It’s taken me a long while to review this film because Sean hadn’t seen the show and so we windingly made our way through the series first, and finished with this cherry of a movie.
When the series was cancelled because there weren’t enough people willing to watch a smart show, Rob Thomas deliberately left us with an anti-finale. Everything was up in the air. Who would Veronica end up with? Would her dad go to jail? Would she? What was she doing with her life? Thomas tried to convince the network to move Veronica from child detective to newbie FBI, but they didn’t go for it. Years later, when diehard fans were still clamouring for closure, the cast and crew decided to take it Kickstarter, where they asked for movie and boy did they get it. In fact, they set records, the fastest project to ever reach a million dollars, and then the fastest to reach two. Large donors won roles in the movie but most were much humbler, just regular folk like my baby sister, who helped set another Kickstarter record – for most individual backers. Veronica viewers (called Marshmallows) believed.
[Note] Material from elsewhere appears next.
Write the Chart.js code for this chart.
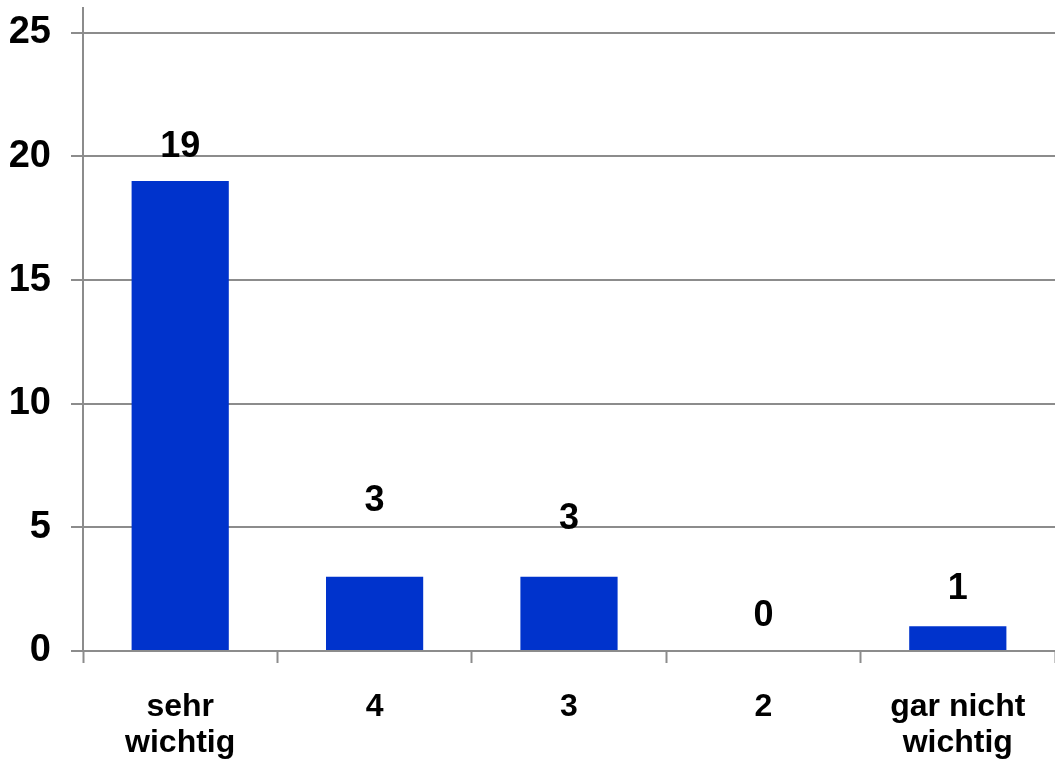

And so the little show that couldn’t became the movie that could. We find Veronica on the verge of becoming a big-time lawyer in NYC with sweetie-pie boyfriend Piz by her side, having left her crime-solving days behind in Neptune. But as usual, she gets pulled back in when a certain someone calls her up after 9 years of silence. It’s Logan, her on-again-off-again, star-crossed bad boy in Navy whites. And she can’t resist. He’s been accused of murder (again! How many times can that really happen to a person before we start to doubt their innocence) and so she drops everything to save the day. But does she? Well, yes. That’s not a spoiler, that’s simply how every episode ended, and so she must. But not before fans are gratified with glimpses of all our (and her) old friends – Mac, Wallace, Weevil and yes, even Dick.
Of course this movie was made to appease the fans who felt abondonned, and to reward the many contributors. But the good news is, you don’t have to be part of the cult following to appreciate the movie. It probably plays like a super-sized episode, but Kristen Bell is charming as ever and always fun to watch. She was always too good for TV and she’s got a successful film career to prove it, but she’s humble enough not to deny her roots. Veronica was a sassy girl and is clearly a woman full of zing. She’s a fully-realized female character who is smart, secure, and relatable to both men and women. She must be fun to play, and watching Bell around all her old castmates is like watching a really fun (if slightly homicidal) family reunion.